ScrimismsPresently suffering a dearth of witticisms
Games and Musings26 Nov 2008

Video games are full of improbably-shaped women wearing even more improbable clothing. I am far from the first to remark on this.

There are lots of reasons to object to this (sexist/idiotic/insulting/not-all-gamers-are-14-year-old-boys, etc.), and a few weak arguments to trot out in defense (it’s just fantasy/people like to look at someone attractive), and I think most gamers largely ignore it.

One of my pet theories about games-as-media is that games can excel in the creation of worlds. Compared to books and movies, games are handicapped when it comes to storytelling (though there’s much ink spilled over the possibility of “emergent stories” in games – I’ll save that topic for another time) and, to a lesser extent, when it comes to character (though I think there is fertile ground to be farmed by games here too), but games have setting pretty much sewn up. In no other media can you inhabit a world like you can in a game. You can’t walk around inside a movie or a book, but for games, plunking you in a world and letting you explore it is just a basic fact. Games have an amazing opportunity to transport the player to fantastic places and let them “live” there. Unfortunately, when you arrive in some new fantastical digital land, the first thing you usually notice is most of the female inhabitants are wearing chain-mail briefs.

Now, you might say, “But Scrim – living in a fantastical land full of pneumatic women attired in chain links and dental floss sounds like a really really good idea! Sign me up!”. Well, fine. But, as Peter Cook discovered, you can put as many naked ladies in story about coal mining as you want, but it doesn’t necessarily make it a good story.

To an example: I have been playing Heroes of Might and Magic V, a fantasy strategy game. Like most such games, it seeks to create a sweeping, Tolkienesque setting full of melodramatic elves and scheming demons. It does a reasonably good job, most of the time (though not nearly as well as some other games have), but then you run into something like this:

As an aspiring dark-elf warlord, I can fill my armies with such recruits as the “Blood Maiden”, a sword-wielding woman warrior. I think, as a player, the reaction I’m supposed to have when confronted with a cadre of Blood Maidens is “Oh good, boobies!”, but instead I start thinking about what kind of person dresses up in a burlesque outfit and high-heeled boots to go to war. What if we have to fight on rough ground and my poor Blood Maiden twists her ankle? What if we fight in the snow and she gets frostbite? What kind of general am I, not providing my troops with proper combat clothing? It’s as realistic as a coal mine full of exotic dancers, and it breaks the immersion. I’m no longer a dark elf general conquering a real country, but a gamer playing a fairly ridiculous game. The opportunity to draw me in to the setting evaporates.

I’m not asking for much. I don’t mind fantasy, just try to make it somewhat internally consistent and not too laughable. Keep the Blood Maiden and her sisters, but give her some proper kit so she looks like she’s actually a soldier. I don’t mind having attractive women in my game worlds; I’d just like to meet some who look like they might actually live there.

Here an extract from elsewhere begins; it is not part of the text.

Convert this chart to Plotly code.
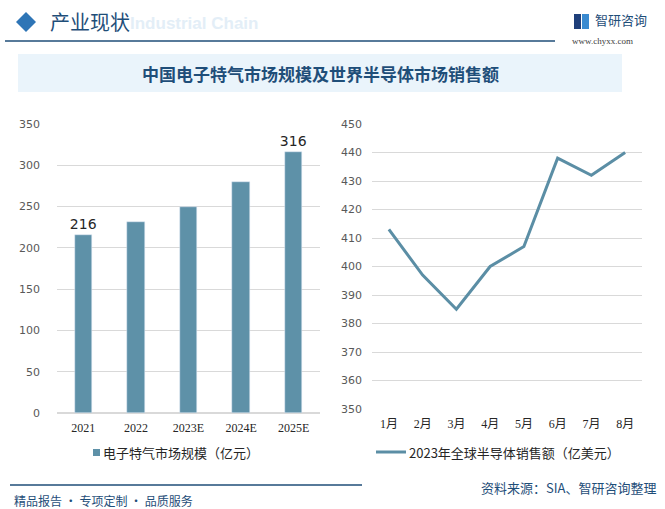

One Response to “Why I Don’t Like Chainmail Underwear”

  1. 27 Nov 2008 at 8:46 pm judith scrimger

    I don’t play games but I understand from reading in old media like the Globe and Mail, that a significant percentage of game players are women in their 30′s and older. Perhaps they aren’t playing the games sporting Blood Maidens but it seems some things never change Women are very adroit at ignoring their own objectification. We buy beauty magazines by the carload…we love to imagine ourselves with real power while still wearing stilettos. The game designers may have 14 year old boys in mind but they also know that many women if they want to play will buy in…it happens in politics, business, academe…the game world isn’t much different.